Angers, le samedi 7 mai 2022 – C’est une affaire particulièrement difficile moralement que les magistrats du tribunal correctionnel d’Angers ont dû trancher ce lundi 2 mai. Une affaire de médecine, d’éthique mais aussi et surtout d’amitié. Un vétérinaire y était jugé pour faux et usage de faux.

Ce médecin des animaux n’était cependant pas dans le box pour une banale fraude, mais pour avoir, en 2019, falsifié une ordonnance afin de permettre à un ami atteint de la maladie de Charcot de se procurer des produits mortels et de mettre fin à ses jours.

Maladie dégénérative particulièrement incapacitante, la maladie de Charcot ou sclérose latérale amyotrophique (SLA) est une des principales causes de suicide assisté ou d’euthanasie dans les pays qui autorisent ces pratiques. Le vétérinaire avait d’abord refusé d’accéder à la demande de son ami de l’aider à se suicider mais face à sa souffrance et à sa détresse, il avait fini par céder. « Il faut surtout me laisser partir cette fois » avait écrit le malade dans sa lettre de suicide, lui qui avait déjà tenté par trois fois de mettre fin à ses jours.

Peut-on sauver une personne en l’aidant à mourir ?

Au procès de ce lundi, le vétérinaire ne faisait face à aucune partie civile. En effet, la famille de la « victime » le soutient et le remercie pour son geste. Le ministère public avait d’abord voulu le poursuivre pour assassinat, mais le vétérinaire n’ayant pas directement donné la mort à son ami, c’est donc pour le chef d’accusation de « faux et usage de faux » que le professionnel était poursuivi.

Clément, le parquet n’a requis que quatre mois de prison avec sursis. Mais les juges du tribunal correctionnel d’Angers sont allés plus loin, en prononçant la relaxe du prévenu au nom de ce que les juristes appellent l’état de nécessité.

Prévu à l’article 122-7 du code pénal, l’état de nécessité prévoit que « n’est pas pénalement responsable la personne qui accomplit un acte nécessaire à la sauvegarde de la personne ». Ce principe permet donc habituellement d’exonérer la personne qui commet une infraction pour en sauver une autre. En prononçant la relaxe de celui qui a aidé son ami à mourir, les magistrats ont donc entièrement retourné le principe.

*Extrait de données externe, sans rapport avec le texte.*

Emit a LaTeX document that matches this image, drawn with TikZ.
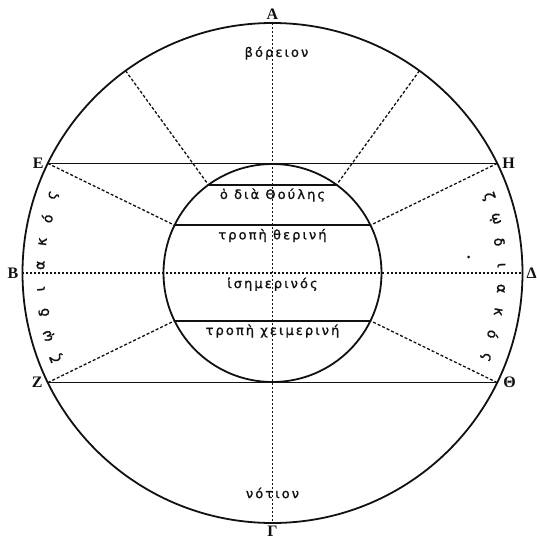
\documentclass[tikz,border=0pt]{standalone}
\usepackage{fontspec}
\usepackage{xcolor}
\usepackage{tikz}
\usetikzlibrary{positioning}
\setmainfont{DejaVu Sans}
\newfontfamily\capsfont{Liberation Serif}
\definecolor{ink}{HTML}{111111}
\newcommand{\zodiac}{ζ,ῳ,δ,ι,α,κ,ό,ς}

\begin{document}
\begin{tikzpicture}[x=1pt,y=1pt,
    every node/.style={text=ink,inner sep=1pt},
    rim/.style={draw=ink,line width=1.8pt},
    chord/.style={draw=ink,line width=1.5pt},
    ray/.style={draw=ink,line width=1.3pt,dash pattern=on 3pt off 2pt},
    axis/.style={draw=ink,line width=1.3pt,dash pattern=on 2pt off 2pt},
    point/.style={font=\capsfont\bfseries\fontsize{16}{18}\selectfont,inner sep=2pt},
    zone/.style={font=\fontsize{13}{15}\selectfont\addfontfeatures{LetterSpace=16,FakeBold=1.2}},
    sign/.style={font=\fontsize{14}{16}\selectfont\addfontfeatures{FakeBold=1.5}}]
  \useasboundingbox (-272.5,-268) rectangle (264.5,273);
  \def\R{250} \def\r{109}
  % outer circle points
  \coordinate (O) at (0,0);
  \coordinate (A) at (90:\R);
  \coordinate (B) at (180:\R);
  \coordinate (G) at (270:\R);
  \coordinate (D) at (0:\R);
  \coordinate (E) at (154:\R);
  \coordinate (H) at (26:\R);
  \coordinate (Z) at (206:\R);
  \coordinate (T) at (334:\R);
  \coordinate (nl) at (126:\R);
  \coordinate (nr) at (54:\R);
  % inner circle points
  \coordinate (thl) at (126:\r);
  \coordinate (thr) at (54:\r);
  \coordinate (sl) at (154:\r);
  \coordinate (sr) at (26:\r);
  \coordinate (wl) at (206:\r);
  \coordinate (wr) at (334:\r);
  % axes and rays
  \draw[axis] (A) -- (G);
  \draw[axis] (B) -- node[zone,below=3pt] (equator) {ἰσημερινός} (D);
  \draw[ray] (nl) -- (thl);
  \draw[ray] (nr) -- (thr);
  \draw[ray] (E) -- (sl);
  \draw[ray] (H) -- (sr);
  \draw[ray] (Z) -- (wl);
  \draw[ray] (T) -- (wr);
  % parallels
  \draw[chord] (E) -- (H);
  \draw[chord] (Z) -- (T);
  \draw[chord] (thl) -- node[zone,below=2pt] (thule) {ὁ διὰ Θούλης} (thr);
  \draw[chord] (sl) -- node[zone,below=2pt] (summer) {τροπὴ θερινή} (sr);
  \draw[chord] (wl) -- node[zone,below=2pt] (winter) {τροπὴ χειμερινή} (wr);
  \draw[rim] (O) circle[radius=\R];
  \draw[rim] (O) circle[radius=\r];
  \fill[ink] (196,16) circle[radius=1.5];
  % labels
  \node[point,above=1pt of A] (la) {Α};
  \node[point,left=2pt of B] (lb) {Β};
  \node[point,below=1pt of G] (lg) {Γ};
  \node[point,right=2pt of D] (ld) {Δ};
  \node[point,left=2pt of E] (le) {Ε};
  \node[point,right=3pt of H] (lh) {Η};
  \node[point,left=3pt of Z] (lz) {Ζ};
  \node[point,right=4pt of T] (lt) {Θ};
  \node[zone] (north) at (4,220) {βόρειον};
  \node[zone] (south) at (0,-220) {νότιον};
  \foreach \l [count=\i] in \zodiac {
    \pgfmathsetmacro\a{19.5-(\i-1)*5.85}
    \node[sign,rotate=\a-90] (zr\i) at (\a:229) {\l};
    \pgfmathsetmacro\b{201.5-(\i-1)*5.85}
    \node[sign,rotate=\b-90] (zl\i) at (\b:232) {\l};
  }
\end{tikzpicture}
\end{document}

Pour Maître Antoine Barret, avocat du prévenu, les juges ont décidé de « considérer la personne dans son intégralité » et de considérer que par son geste, le vétérinaire avait « sauvegardé » la dignité de son ami. L’application de l’état de nécessité à un cas de suicide assisté est une première selon l’avocat.

Une affaire d’amitié

Difficile de dire si la décision du tribunal correctionnel d’Angers fera jurisprudence, d’autant plus que le parquet a d’ores et déjà fait appel de cette relaxe. L’affaire sera donc rejugée par la cour d’appel, puis éventuellement soumise à la Cour de Cassation, avant que la relaxe ne soit définitive.

Elle pourrait en tout cas alimenter le débat sur la législation sur la fin de vie, qui fait régulièrement la une de l’actualité à la faveur de certains drames. Si de plus en plus de nos voisins ont légalisé l’euthanasie et/ou le suicide assisté ces dernières années, la France s’en tient aux lois Leonetti-Clays de 2005 et 2016, qui autorisent de fait l’euthanasie passive (arrêt des soins et sédation profonde) mais incrimine toujours l’aide active à mourir.

Durant sa campagne de réélection, le Président Emmanuel Macron a promis qu’une « convention citoyenne sur la fin de vie » serait organisée durant son second quinquennat, se disant à titre personnel favorable au système belge qui autorise l’euthanasie.  

Le vétérinaire relaxé ce lundi se sent pour sa part loin de toutes ces questions hautement philosophiques. Son avocat l’assure, « son geste n’a rien de militant ». « Il ne mène aucun combat pour l’euthanasie, mais il a agi par compassion et empathie en voyant l’état de santé de cet ami se dégrader ». Pour lui, c’était une affaire d’amitié avant tout.